Personally, I’d love to support only open-access non-profit journals. But are they ready to support me in return?3
1As an aside, even though I agree with them, I’m vaguely amused at the arguments that the act double-charges the American public for access to research they’ve paid for…how is this any different than the fact the government gives money to both businesses and universities to conduct research that they can patent and charge the public to use. Is access to an article describing publicly-funded research more valuable than access to a drug developed through publicly-funded research? If the government invested in the research, shouldn’t they get a cut of the profit (and thereby reducing the tax-burden/deficit) the way any private investor would?
2The primary reason non-profit, closed-access journals are worried about open-access is that they are generally society journals and their operational funding comes almost entirely from societal membership fees, which often include a subscription to the society journal. There are any number of reasons a young scientist may join a society, but in the pre-PDF-on-the-internet days, one of the big motivations was access to the journal (having to share an important paper journal at the library was not always convenient). The journal subscription could be viewed as the gateway drug to get graduate students hooked onto the society proper. With most journals now available on the internet, young scientists (in the United States, at least) often have access to closed-access journals through their university library, allowing them to download PDF’s they are interested in for no cost to themselves. The main motivation that many had for joining a society has been removed. A number of the societies which I’m familiar with (although not all) have seen a regular decrease in new memberships from young scientists over the last 5-10 years, and the societies blame (whether rightly or wrongly) internet dissemination of the journals as a major factor (even closed-access dissemination).
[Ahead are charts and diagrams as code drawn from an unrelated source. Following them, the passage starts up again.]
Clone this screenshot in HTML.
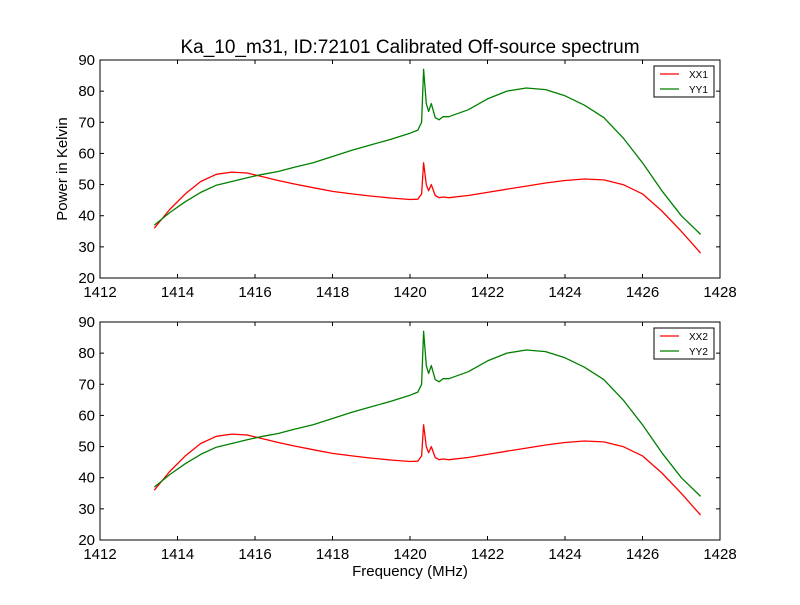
<!DOCTYPE html>
<html><head><meta charset="utf-8"><style>
body{margin:0;background:#fff;}
svg text{font-family:"Liberation Sans","DejaVu Sans",sans-serif;}
</style></head><body>
<svg id="c" width="800" height="600" xmlns="http://www.w3.org/2000/svg">
<rect width="800" height="600" fill="#fff"/>
<text x="410" y="53" font-size="19" text-anchor="middle">Ka_10_m31, ID:72101 Calibrated Off-source spectrum</text>
<text x="67" y="169" font-size="15" text-anchor="middle" transform="rotate(-90 67 169)">Power in Kelvin</text>
<text x="410" y="576" font-size="15" text-anchor="middle">Frequency (MHz)</text>
</svg>
<script>
const freqs=[1413.4,1413.8,1414.2,1414.6,1415.0,1415.4,1415.8,1416.2,1416.6,1417,1417.5,1418,1418.5,1419,1419.5,1420,1420.2,1420.3,1420.35,1420.42,1420.48,1420.55,1420.65,1420.75,1420.85,1421,1421.5,1422,1422.5,1423,1423.5,1424,1424.5,1425,1425.5,1426,1426.5,1427,1427.5];
const xxVals=[36,42,47,51,53.3,54,53.7,52.5,51.3,50.2,49,47.8,47,46.3,45.7,45.2,45.3,47,57,50,48,50,46.5,45.8,46,45.8,46.5,47.5,48.5,49.5,50.5,51.3,51.8,51.5,50,47,41.5,35,28];
const yyVals=[37,41,44.5,47.5,49.8,51,52.2,53.3,54.2,55.5,57,59,61,62.8,64.5,66.5,67.5,70,87,76,73.5,76,71.5,70.8,71.8,71.8,74,77.5,80,81,80.5,78.5,75.5,71.5,65,57,48,40,34];
const xTicks=[1412,1414,1416,1418,1420,1422,1424,1426,1428];
const yTicks=[20,30,40,50,60,70,80,90];
const panels=[{top:60,l1:'XX1',l2:'YY1',name:'top-panel'},{top:322,l1:'XX2',l2:'YY2',name:'bottom-panel'}];
const svg=document.getElementById('c');
const NS='http://www.w3.org/2000/svg';
function mk(t,a){const e=document.createElementNS(NS,t);for(const k in a)e.setAttribute(k,a[k]);return e;}
const L=100,R=720,H=218;
const xs=v=>L+(v-1412)/(1428-1412)*(R-L);
panels.forEach(p=>{
  const ys=v=>p.top+H-(v-20)/(90-20)*H;
  const g=mk('g',{});
  
  
  svg.appendChild(g);
  const mkLine=(vals,col,nm)=>{
    const d=freqs.map((f,i)=>(i?'L':'M')+xs(f).toFixed(1)+' '+ys(vals[i]).toFixed(1)).join(' ');
    const pa=mk('path',{d:d,fill:'none',stroke:col,'stroke-width':1.3,'stroke-linejoin':'round'});
    
    
    g.appendChild(pa);
  };
  mkLine(xxVals,'#ff0000','series-'+p.l1.toLowerCase());
  mkLine(yyVals,'#008000','series-'+p.l2.toLowerCase());
  g.appendChild(mk('rect',{x:L,y:p.top,width:R-L,height:H,fill:'none',stroke:'#000','stroke-width':1}));
  xTicks.forEach(t=>{
    const x=xs(t);
    g.appendChild(mk('line',{x1:x,x2:x,y1:p.top+H,y2:p.top+H-4,stroke:'#000'}));
    g.appendChild(mk('line',{x1:x,x2:x,y1:p.top,y2:p.top+4,stroke:'#000'}));
    const tx=mk('text',{x:x,y:p.top+H+19,'font-size':15,'text-anchor':'middle'});
    tx.textContent=t;
    
    
    g.appendChild(tx);
  });
  yTicks.forEach(t=>{
    const y=ys(t);
    g.appendChild(mk('line',{x1:L,x2:L+4,y1:y,y2:y,stroke:'#000'}));
    g.appendChild(mk('line',{x1:R,x2:R-4,y1:y,y2:y,stroke:'#000'}));
    const tx=mk('text',{x:L-5,y:y+5,'font-size':15,'text-anchor':'end'});
    tx.textContent=t;
    
    
    g.appendChild(tx);
  });
  const lg=mk('g',{});
  
  
  g.appendChild(lg);
  lg.appendChild(mk('rect',{x:654,y:p.top+6,width:60,height:31,fill:'#fff',stroke:'#000'}));
  [[p.l1,'#ff0000'],[p.l2,'#008000']].forEach((e,i)=>{
    const y=p.top+14+i*15;
    lg.appendChild(mk('line',{x1:660,x2:679,y1:y,y2:y,stroke:e[1],'stroke-width':1.3}));
    const tx=mk('text',{x:689,y:y+4,'font-size':10});
    tx.textContent=e[0];
    
    
    lg.appendChild(tx);
  });
});
</script>
</body></html>
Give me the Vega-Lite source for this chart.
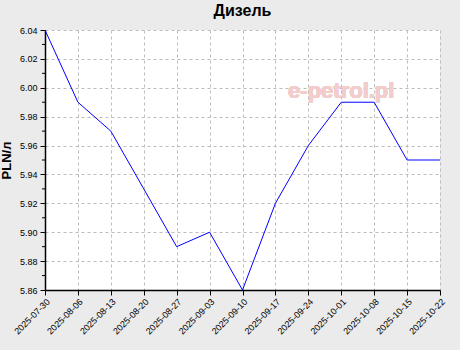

The societies which are not seeing this decline presumably provide a perceived benefit beyond the journal which is still attractive to young scientists; perhaps access to research awards or honors, important scientific advocacy, etc. Rather than clamoring against open-access, the societies which are suffering should focus on providing better services and opportunities to their members in order to keep the society membership high and entice young scientists to join.
3For the record, I believe about 12-15% of my peer-reviewed journal publications have been published in an open-access journal or were published as open-access for an extra fee. If one looks at just the last six years, the number goes up to about 33%.